NASD Proposes Rule Change Amending Order Display and Trading Proposal

Washington, DC, April 5, 2000 - The Securities and Exchange Commission (SEC) has published for comment a proposed rule change filed by the National Association of Securities Dealers, Inc. (NASD), through its wholly-owned subsidiary, the Nasdaq Stock Market, Inc. (Nasdaq), amending certain aspects of its original proposal to establish the Nasdaq Order Display Facility and to modify the Nasdaq trading platform. Comments on the proposed change are due to the SEC no later than April 20, 2000.

In particular, in response to comments on the original proposal, Nasdaq is proposing to amend, among other things, (1) the five-second interval delay between price levels and (2) the order execution algorithm as it relates to ECNs, UTP Exchanges, and displayed size refreshed from reserve. Nasdaq also stated that it is working to address concerns regarding Nasdaq technology, competition, system roll-out, and any other relevant comments.

Five-Second Interval Delay Between Price Levels
As originally proposed, if all trading interest is exhausted at a particular price level, there would be a five-second interval delay before the system would attempt to execute an order at a new price level. The Release states that commenters believed the proposed five-second interval delay between price levels was too long and/or unnecessary for liquid stocks and could cause queuing of orders within the system. In response, Nasdaq is proposing that the system have a more limited interval delay parameter, providing a balance between the need of institutional investors and market professionals for speed and greater price continuity for individual investors.

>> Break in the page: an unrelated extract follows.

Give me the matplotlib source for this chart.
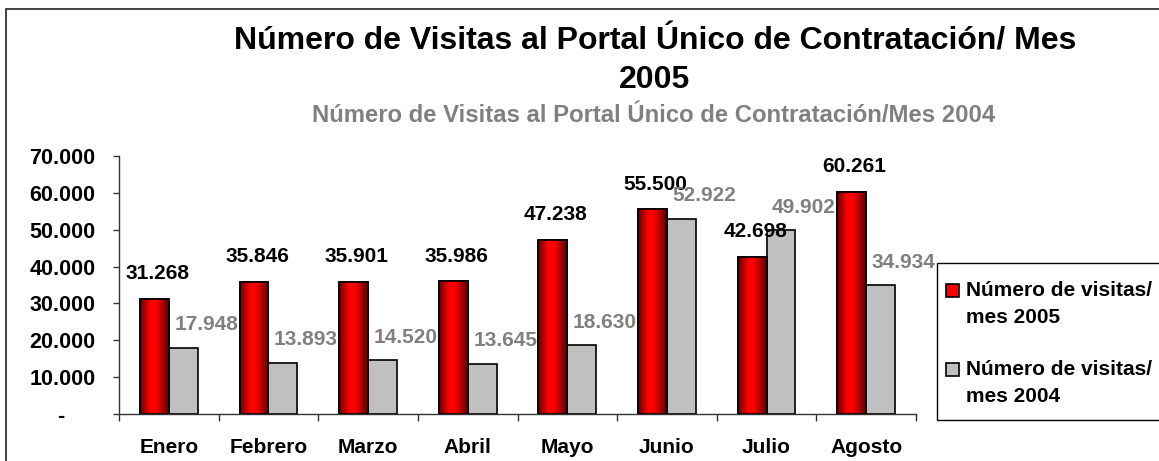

Processing of Non-Directed Orders
As originally proposed, the system would execute non-directed orders entered into the system in general price/time priority. Within a price level, however, the system would execute non-directed orders against displayed quotes/orders of market makers and ECNs that participate in the automatic-execution functionality of the system (Auto-Ex ECNs), within time priority of this class of market participants. The system then would execute against the displayed quotes/orders of ECNs that participate in order-delivery (Order-Delivery ECNs). After displayed size of Nasdaq market makers and ECNs was exhausted, the system would execute against reserve size of market makers and Auto-Ex ECNs, and then reserve size of Order-Delivery ECNs. Lastly, the system would execute against the quotes of UTP Exchanges.

In light of concerns expressed by commenters, Nasdaq is proposing to change the order execution algorithm with respect to ECNs. In particular, Nasdaq believes that all ECNs (who are NASD members), market makers, and non-attributed UTP Exchange agency interest, at a given price level, should be executed against in strict time priority, unless an ECN charges a fee to non-subscribers for accessing its quote. ECNs that charge an access fee should be executed after non-attributed UTP Exchange agency interest, market makers, and ECNs who do not charge an access fee because such a fee represents an increase in trading costs and therefore an inferior price. Nasdaq believes that any other prioritization would be inconsistent with the statutory mandate of providing investors with best execution of their orders.

Reserve Size
The Release states that one commenter suggested that when displayed size is completely exhausted, quotes/orders refreshed out of reserve size should be accessed in a slightly different manner than described in the original proposal. Specifically, the commenter suggested that after the displayed size of market participants quoting at the same price level is exhausted simultaneously and then displayed size is refreshed from reserve, the system should establish a quoting market participant's priority to receive non-directed orders based on the new size of the displayed quotes (instead of the market participant's time of original quote/order entry) with time priority governing as to any two market participants at the same size. Nasdaq is proposing to amend the filing to incorporate this approach into the order execution algorithm as it believes it is logical to reward Nasdaq Quoting Market Participants displaying greater size.

Order Execution Algorithm
Based on the proposed changes to the system, Nasdaq is proposing to amend the order execution algorithm to execute non-directed orders entered into the system as follows: (1) displayed quotes of market makers, ECNs that do not charge a quote-access fee to non-subscribers, and non-attributable agency quotes of UTP Exchanges, in time priority between such participants; (2) displayed quotes of ECNs that charge a quote-access fee to non-subscribers, in time priority between such participants; (3) reserve size of market makers and ECNs that do not charge a quote-access fee to non-subscribers, in time priority between such participants; (4) reserve size of ECNs that charge a quote-access fee to non-subscribers, in time priority between such participants; and (5) principal quotes of UTP Exchanges, in time priority between such participants.